Dheisheh est un camp de réfugiés palestiniens situé au sud de Bethléem en Cisjordanie. Au départ, ce site aurait dû être temporaire. Créé en 1949 pour 3400 Palestiniens, il en compte aujourd’hui plus de 13000. Peu de perspectives pour les jeunes qui y vivent, les possibilités d’emploi étant fortement limitées. Un peuple sous le joug israélien, un peuple qui survit, un peuple arabe qui voudrait se faire entendre, en vain. Le jeune réalisateur, diplômé de l’INSAS, Arthur Michel est allé dans ce camp, a rencontré un groupe de jeunes qui vont rechercher un ami sorti de prison. Ce lieu fait partie du quotidien de ces hommes qui y ont souvent déjà fait un arrêt. La cellule est inconfortable, suintante, humide. Quand tu ne sais pas, tu n’es pas prêt. Des lions en cage qui, même derrière les barreaux, sont de solides résistants.

Zamara d’Arthur Michel

Le film s’ouvre sur une ligne d’horizon crépusculaire traversée par un géant animé, une sentinelle qui fait les cents pas tandis que des chants arabes vibrent, puissants, et se répondent. Une complainte nocturne pour ces hommes et ces femmes enfermés dans cette prison à ciel ouvert. Comment toucher la liberté en étant constamment sous surveillance ? Comment être libres sans devoir passer par un checkpoint à moins de 10 kilomètres de là ? Ils créent, ils peignent, ils chantent, ils écrivent des chansons. L’art les unit dans l’adversité grâce à la liberté qu’il confère à celui qui crée. Que ce soit dans un atelier, sur un toit surplombant le camp, les jeunes peignent et chantent. Le sourire aux lèvres, ils sont libres. Mais, la menace de la sentinelle rôde, en arrière-plan. Comment se définir dans un lieu qui n’est pas le sien, sans son identité propre, sans son nom, sa religion, son âme ? Zamara aborde ces questions de liberté, d’identité, de bonheur.
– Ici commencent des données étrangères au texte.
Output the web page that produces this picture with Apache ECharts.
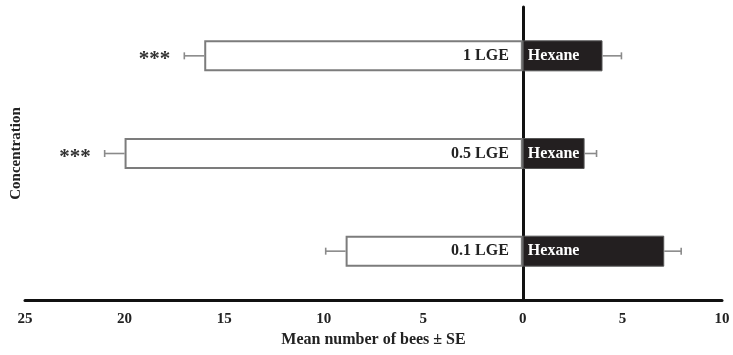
<!DOCTYPE html>
<html>
<head>
<meta charset="utf-8">
<script src="https://cdn.jsdelivr.net/npm/echarts@6/dist/echarts.min.js"></script>
<style>
  html, body { margin: 0; padding: 0; background: #fff; }
  #chart { width: 733px; height: 355px; }
</style>
</head>
<body>
<div id="chart"></div>
<script>
// Concentrations, listed bottom to top
const concentrations = ['0.1 LGE', '0.5 LGE', '1 LGE'];
// Mean number of bees choosing the extract side (plotted to the left)
const extractMeans = [8.9, 20.0, 16.0];
const extractSE = [1.0, 1.0, 1.0];
// Mean number of bees choosing the hexane control side (plotted to the right)
const hexaneMeans = [7.1, 3.1, 4.0];
const hexaneSE = [0.85, 0.6, 0.95];
// Significance markers per concentration
const significance = ['', '***', '***'];
const xTicks = { min: -25, max: 10, interval: 5 };

const FONT = '"Liberation Serif", "DejaVu Serif", serif';

const chart = echarts.init(document.getElementById('chart'));

// Error bar data: [signed bar end, signed SE, category index, marker]
const errData = [];
concentrations.forEach((c, i) => {
  errData.push([-extractMeans[i], -extractSE[i], i, significance[i]]);
  errData.push([hexaneMeans[i], hexaneSE[i], i, '']);
});

function renderError(params, api) {
  const end = api.value(0);
  const se = api.value(1);
  const cat = api.value(2);
  const mark = errData[params.dataIndex][3];
  const p0 = api.coord([end, cat]);
  const p1 = api.coord([end + se, cat]);
  const capH = 7;
  const style = { stroke: '#8a8a8a', lineWidth: 1.6 };
  const children = [
    { type: 'line', shape: { x1: p0[0], y1: p0[1], x2: p1[0], y2: p1[1] }, style },
    { type: 'line', shape: { x1: p1[0], y1: p1[1] - capH / 2, x2: p1[0], y2: p1[1] + capH / 2 }, style }
  ];
  if (mark) {
    children.push({
      type: 'text',
      style: {
        text: mark, x: p1[0] - 14, y: p1[1] + 4,
        align: 'right', verticalAlign: 'middle',
        font: 'bold 21px ' + FONT, fill: '#333'
      }
    });
  }
  return { type: 'group', children };
}

chart.setOption({
  animation: false,
  backgroundColor: '#fff',
  grid: { left: 25, right: 11, top: 7, bottom: 55 },
  xAxis: {
    type: 'value',
    min: xTicks.min, max: xTicks.max, interval: xTicks.interval,
    name: 'Mean number of bees ± SE',
    nameLocation: 'middle',
    nameGap: 32,
    nameTextStyle: { fontFamily: FONT, fontWeight: 'bold', fontSize: 16, color: '#222' },
    axisLine: { show: true, onZero: false, lineStyle: { color: '#111', width: 3 } },
    axisTick: { show: false },
    splitLine: { show: false },
    axisLabel: {
      margin: 12,
      fontFamily: FONT, fontWeight: 'bold', fontSize: 15, color: '#222',
      formatter: v => String(Math.abs(v))
    }
  },
  yAxis: [
    {
      type: 'category',
      data: concentrations,
      axisLine: { show: true, onZero: true, lineStyle: { color: '#111', width: 3 } },
      axisTick: { show: false },
      axisLabel: { show: false },
      splitLine: { show: false }
    },
    {
      type: 'category',
      data: concentrations,
      position: 'left',
      name: 'Concentration',
      nameLocation: 'middle',
      nameGap: 1,
      nameTextStyle: { fontFamily: FONT, fontWeight: 'bold', fontSize: 15, color: '#222' },
      axisLine: { show: false, onZero: false },
      axisTick: { show: false },
      axisLabel: { show: false },
      splitLine: { show: false }
    }
  ],
  series: [
    {
      name: 'Extract',
      type: 'bar',
      barWidth: 31,
      barGap: '-100%',
      data: extractMeans.map(v => -v),
      itemStyle: { color: '#fff', borderColor: '#7c7c7c', borderWidth: 2 },
      label: {
        show: true, position: 'insideRight', distance: 14,
        formatter: p => concentrations[p.dataIndex],
        fontFamily: FONT, fontWeight: 'bold', fontSize: 16, color: '#222'
      },
      z: 2
    },
    {
      name: 'Hexane',
      type: 'bar',
      barWidth: 31,
      barGap: '-100%',
      data: hexaneMeans,
      itemStyle: { color: '#231f20', borderColor: '#555', borderWidth: 1 },
      label: {
        show: true, position: 'insideLeft', distance: 5,
        formatter: 'Hexane',
        fontFamily: FONT, fontWeight: 'bold', fontSize: 16, color: '#fff'
      },
      z: 2
    },
    {
      type: 'custom',
      renderItem: renderError,
      data: errData.map(d => [d[0], d[1], d[2]]),
      encode: { x: [0, 1], y: 2 },
      z: 3
    }
  ]
});
</script>
</body>
</html>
Le film mêle paysages, interviews, portraits, séquences animées et captations de marionnettes en mouvement. Une diversité de formes, unies par ces mélodies, qui permet de comprendre leurs difficultés quotidiennes mais aussi leurs petites joies, notamment cette scène de liesse lors de la sortie de prison de leur ami. Ils s’enlacent et s’embrassent jusqu’à la nuit tombée, célébrant cette petite victoire. Mais, très vite, la sentinelle menaçante refait les cents pas, les souvenirs des morts ressurgissent, ces compagnons de route qui ont subitement disparu.

Se serrer les coudes, être ensemble face à l’ennemi : leur dernier rempart. C’est en fredonnant Bella Ciao, fameux chant de révolte italien qui célèbre l’engagement des partisans, qu’ils terminent leur journée, encore une de plus, à lutter contre cet ennemi omnipotent.

Zamara, c’est un souffle de vie, un chant d’espoir dans ces réalités reculées, cachées, oubliées. Or, ces hommes et ces femmes sont toujours là, privés de liberté, injustement. L’actualité de ces dernières semaines concernant le conflit israélo-palestinien secoue les esprits mais là-bas, la trêve n’existe pas. Zamara, c’est un documentaire tout en retenue, bercé par les voix et la poésie de ces êtres qui résistent.